Lijia Ding (Fudan University, Shanghai China)
Toeplitz operators on higher Cauchy-Riemann spaces over the unit ball
In this talk, we investigate some algebraic properties of Toeplitz operators over higher Cauchy-Riemann spaces C_{\alpha,m} on the unit ball B^d. We first discuss the Berezin transform on higher Cauchy-Riemann spaces. By making use of Berezin transform, we completely characterize (semi-)commuting Toeplitz operators with bounded pluriharmonic symbols over higher Cauchy-Riemann space C_{\alpha,m}. Moreover, when d ≥ 2 we show that compact products of finite Toeplitz operators with a class of bounded pluriharmonic symbols only happen in the trivial case. (This is a joint work with my Ph. D. supervisor prof. Kai Wang.)
18-12-04 Rami Ayoush (Institute of Mathematics of Polish Academy of Sciences)
Martingale approach to Sobolev embedding theorems and Uncertainty Principle
During the talk I will discuss two probabilistic analogs of theorems connected with Sobolev spaces. First concerns the problem of generalizing Hardy-Littlewood-Sobolev inequality: we investigate which subspaces of L_{1} are mapped by Riesz potential I_{\alpha} to L_{\frac{d}{d-\alpha}}. The second analog corresponds to estimates of Hausdorff dimension of vector-valued measures under restrictions on its Fourier transform. It turns out that both problems are dependent on Van Schaftingen's cancelling condition (and its 'higher degree' versions). Joint work with D. Stolyarov and M. Wojciechowski.

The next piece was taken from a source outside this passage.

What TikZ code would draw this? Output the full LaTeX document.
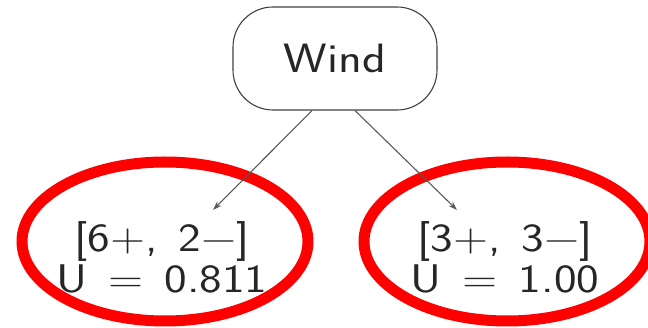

The talk is aimed at an audience working in PDEs and harmonic analysis but can interest also probabilists.
18-12-11
Karen Strung
Optimal transport and unitary orbits in C*-algebras
Two areas of mathematics which have received substantial attention in recent years are the theory of optimal transport and the Elliott classification programme for C*-algebras. In this talk, we combine these to address a classical problem of Weyl: when can the distance between unitary orbits of normal operators be computed by spectral data? Here, the settings for our operators are certain well-behaved C*-algebras which arise from Elliott's classification programme.
In the first part of my talk, I will introduce C*-algebras and their classification. In the second part, I will discuss how we combine classification machinery with the theory of optimal transport to find sufficient conditions under which the distance between unitary orbits of two normal elements can be computed by tracial states. This is based on joint work with Jacelon and Vignati.
The first part of the talk is aimed at a general analysis audience, while the second half assumes familiarity with basic functional analysis.